Data items
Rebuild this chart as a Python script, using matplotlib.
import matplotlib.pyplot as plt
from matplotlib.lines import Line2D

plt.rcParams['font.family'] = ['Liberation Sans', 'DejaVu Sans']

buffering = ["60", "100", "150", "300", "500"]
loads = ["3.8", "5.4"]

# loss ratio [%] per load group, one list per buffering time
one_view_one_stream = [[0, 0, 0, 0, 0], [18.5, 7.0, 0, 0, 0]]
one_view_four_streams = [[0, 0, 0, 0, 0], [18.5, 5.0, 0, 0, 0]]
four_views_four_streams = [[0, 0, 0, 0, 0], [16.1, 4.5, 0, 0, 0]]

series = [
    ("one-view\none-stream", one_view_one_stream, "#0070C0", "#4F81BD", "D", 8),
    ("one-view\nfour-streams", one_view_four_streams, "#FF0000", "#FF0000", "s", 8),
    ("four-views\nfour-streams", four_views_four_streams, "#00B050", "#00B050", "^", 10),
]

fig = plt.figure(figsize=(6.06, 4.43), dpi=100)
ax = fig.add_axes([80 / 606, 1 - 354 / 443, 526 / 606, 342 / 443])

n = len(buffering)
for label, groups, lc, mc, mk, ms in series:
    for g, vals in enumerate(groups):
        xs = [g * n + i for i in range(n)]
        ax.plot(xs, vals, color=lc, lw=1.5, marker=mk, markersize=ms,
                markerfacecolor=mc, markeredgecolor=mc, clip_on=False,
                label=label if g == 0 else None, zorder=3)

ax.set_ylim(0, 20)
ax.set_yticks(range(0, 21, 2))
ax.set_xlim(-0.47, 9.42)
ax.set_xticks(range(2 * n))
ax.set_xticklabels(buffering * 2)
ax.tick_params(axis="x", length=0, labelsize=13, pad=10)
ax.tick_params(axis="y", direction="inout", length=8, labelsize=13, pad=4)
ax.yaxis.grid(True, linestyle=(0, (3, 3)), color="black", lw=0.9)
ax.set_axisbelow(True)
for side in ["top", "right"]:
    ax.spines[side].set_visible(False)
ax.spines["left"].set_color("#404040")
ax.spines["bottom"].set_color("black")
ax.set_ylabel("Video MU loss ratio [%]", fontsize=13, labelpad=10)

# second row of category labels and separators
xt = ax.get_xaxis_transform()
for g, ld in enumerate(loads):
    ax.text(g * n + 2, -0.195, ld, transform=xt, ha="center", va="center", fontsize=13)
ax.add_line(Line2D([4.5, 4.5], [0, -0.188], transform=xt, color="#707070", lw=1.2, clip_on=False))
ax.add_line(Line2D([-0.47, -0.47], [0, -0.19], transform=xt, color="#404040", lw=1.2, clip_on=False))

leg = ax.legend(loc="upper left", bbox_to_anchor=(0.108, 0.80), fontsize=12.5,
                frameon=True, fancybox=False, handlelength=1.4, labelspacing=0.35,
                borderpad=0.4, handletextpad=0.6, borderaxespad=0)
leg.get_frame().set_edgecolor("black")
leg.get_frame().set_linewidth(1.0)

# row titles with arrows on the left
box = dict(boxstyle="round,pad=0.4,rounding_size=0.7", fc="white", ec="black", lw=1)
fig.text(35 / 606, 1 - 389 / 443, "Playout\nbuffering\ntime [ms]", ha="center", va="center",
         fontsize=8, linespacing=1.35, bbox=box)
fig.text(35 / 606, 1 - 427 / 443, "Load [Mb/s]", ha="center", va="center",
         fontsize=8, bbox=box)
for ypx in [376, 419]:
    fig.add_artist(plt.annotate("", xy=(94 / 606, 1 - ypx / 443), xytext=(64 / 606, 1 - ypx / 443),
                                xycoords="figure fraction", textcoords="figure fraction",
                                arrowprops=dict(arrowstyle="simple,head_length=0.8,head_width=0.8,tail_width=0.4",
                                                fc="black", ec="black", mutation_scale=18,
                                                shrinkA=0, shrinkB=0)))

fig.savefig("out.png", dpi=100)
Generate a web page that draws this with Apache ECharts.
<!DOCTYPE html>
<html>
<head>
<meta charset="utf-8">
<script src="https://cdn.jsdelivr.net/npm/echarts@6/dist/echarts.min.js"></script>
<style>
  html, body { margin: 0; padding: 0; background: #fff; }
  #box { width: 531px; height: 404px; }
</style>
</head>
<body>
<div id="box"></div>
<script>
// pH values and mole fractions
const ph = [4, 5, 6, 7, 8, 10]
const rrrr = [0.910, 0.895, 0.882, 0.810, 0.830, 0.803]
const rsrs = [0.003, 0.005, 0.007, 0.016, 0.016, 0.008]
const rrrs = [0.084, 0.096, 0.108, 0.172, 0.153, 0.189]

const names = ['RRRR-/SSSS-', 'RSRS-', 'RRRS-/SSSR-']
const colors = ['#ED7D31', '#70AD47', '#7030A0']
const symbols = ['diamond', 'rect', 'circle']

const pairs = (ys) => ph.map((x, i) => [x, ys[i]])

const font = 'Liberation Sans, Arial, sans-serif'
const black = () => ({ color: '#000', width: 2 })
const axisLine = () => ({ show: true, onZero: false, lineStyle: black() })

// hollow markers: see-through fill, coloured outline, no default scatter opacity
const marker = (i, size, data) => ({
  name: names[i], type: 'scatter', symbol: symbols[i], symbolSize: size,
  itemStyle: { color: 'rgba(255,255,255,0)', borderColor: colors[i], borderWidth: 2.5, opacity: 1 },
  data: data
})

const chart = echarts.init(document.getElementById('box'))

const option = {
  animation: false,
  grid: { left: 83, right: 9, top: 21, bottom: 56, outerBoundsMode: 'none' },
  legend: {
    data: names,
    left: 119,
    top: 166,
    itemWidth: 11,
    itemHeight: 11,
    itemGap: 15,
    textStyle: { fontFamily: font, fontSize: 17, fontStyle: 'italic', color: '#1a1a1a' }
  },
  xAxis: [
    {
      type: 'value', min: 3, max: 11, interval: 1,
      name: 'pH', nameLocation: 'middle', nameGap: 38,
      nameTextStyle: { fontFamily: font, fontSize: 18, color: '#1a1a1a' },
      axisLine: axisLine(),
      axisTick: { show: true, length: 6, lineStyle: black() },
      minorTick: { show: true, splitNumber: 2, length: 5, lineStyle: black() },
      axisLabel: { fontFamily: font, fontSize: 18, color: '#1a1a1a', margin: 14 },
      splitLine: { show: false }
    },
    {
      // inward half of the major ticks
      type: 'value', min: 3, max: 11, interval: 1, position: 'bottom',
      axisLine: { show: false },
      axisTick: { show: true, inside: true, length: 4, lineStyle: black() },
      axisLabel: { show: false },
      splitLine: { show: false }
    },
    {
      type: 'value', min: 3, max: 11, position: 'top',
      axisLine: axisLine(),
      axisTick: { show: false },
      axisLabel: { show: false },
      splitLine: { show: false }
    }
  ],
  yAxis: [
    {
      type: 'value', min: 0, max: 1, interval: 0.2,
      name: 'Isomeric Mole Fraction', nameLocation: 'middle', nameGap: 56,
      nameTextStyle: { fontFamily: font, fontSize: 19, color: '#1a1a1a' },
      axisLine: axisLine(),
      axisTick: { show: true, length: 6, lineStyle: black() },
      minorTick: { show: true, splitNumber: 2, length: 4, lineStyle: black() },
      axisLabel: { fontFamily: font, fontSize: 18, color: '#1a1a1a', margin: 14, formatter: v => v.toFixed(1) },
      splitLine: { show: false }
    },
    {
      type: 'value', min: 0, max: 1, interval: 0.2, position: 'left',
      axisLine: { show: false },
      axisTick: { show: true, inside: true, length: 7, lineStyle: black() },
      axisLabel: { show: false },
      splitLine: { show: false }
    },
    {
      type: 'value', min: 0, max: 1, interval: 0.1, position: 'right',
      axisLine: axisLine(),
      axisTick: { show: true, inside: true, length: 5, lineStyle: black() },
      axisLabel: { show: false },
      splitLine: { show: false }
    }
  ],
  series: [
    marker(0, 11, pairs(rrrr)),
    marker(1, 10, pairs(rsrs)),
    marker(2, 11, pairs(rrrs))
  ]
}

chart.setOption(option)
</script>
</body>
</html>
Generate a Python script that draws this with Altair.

What the task asks: Your output shall consist solely of the lines from the line with "Generate a web" to the line with "const rrrs = [0.084, 0.096, 0.108, 0.172, 0.153, 0.189]", reproduced exactly, both ends included.

Full response:
Generate a web page that draws this with Apache ECharts.
<!DOCTYPE html>
<html>
<head>
<meta charset="utf-8">
<script src="https://cdn.jsdelivr.net/npm/echarts@6/dist/echarts.min.js"></script>
<style>
  html, body { margin: 0; padding: 0; background: #fff; }
  #box { width: 531px; height: 404px; }
</style>
</head>
<body>
<div id="box"></div>
<script>
// pH values and mole fractions
const ph = [4, 5, 6, 7, 8, 10]
const rrrr = [0.910, 0.895, 0.882, 0.810, 0.830, 0.803]
const rsrs = [0.003, 0.005, 0.007, 0.016, 0.016, 0.008]
const rrrs = [0.084, 0.096, 0.108, 0.172, 0.153, 0.189]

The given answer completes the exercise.